災害に学び命の水を守るシステムに
1月1日に起こった能登半島地震にはびっくりしました。お亡くなりになった方々のご冥福を祈るとともに、被害にあわれた方々が一日も早く元の生活に戻れることを願っています。
この地震で断層の怖さが改めて認識されました。
また、水道の復旧がなかなか進まないことが大きな問題となっています。原因の一つとして自己水ではなく、離れた水源から送ってくる県水の影響との報道もあります。
今 奈良県が進めている水道一体化事業はこのような地震が起こった時、被害をどの程度食い止めることができるのか心配です。
一体化事業では維持管理費、施設の更新費用を少なくするため、浄水場を県水の桜井浄水場と御所浄水場に集約して、市町村の浄水場は廃止する計画です。
奈良市が加わらなくなったため、生駒市と大和郡山市の浄水場を1か所ずつ残すということになりました。これで必要な水量は確保したので、ほかの施設はいらないというのです。
水の不足分を県水から買うというシステムで、どちらかに事故があっても補完しあう関係でした。ところが県水の浄水場だけにしてしまうと、リスクが大きくなり、県水の浄水場で事故があった時、被害は大きくなります。
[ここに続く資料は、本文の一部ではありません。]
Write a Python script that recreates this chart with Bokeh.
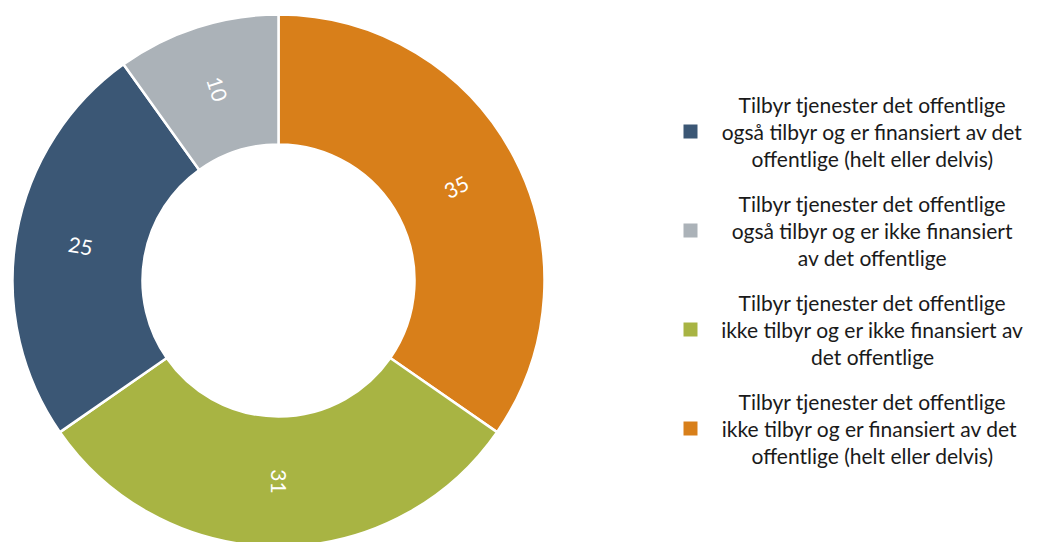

奈良県には桜井浄水場と御所浄水場の2つ、浄水場を持っています。
南海トラフ巨大地震が起これば、名張断層も影響を受けて、動くかもしれないし、名張断層が震源地になる可能性もあります。
2008年ごろ桜井浄水場で高度処理の工事をしましたが、山を切って平地にしたところ、山が滑り出しました。
アンカーを打つ工事をして滑りを止めていますが、こんなに滑りやすいところなのです(写真)。
浄水場に被害があれば復旧には多大な日数がかかります。
一体化事業の浄水場の集中を見直し、リスク分散型にし、優良な自治体の浄水場の存続を図るべきです。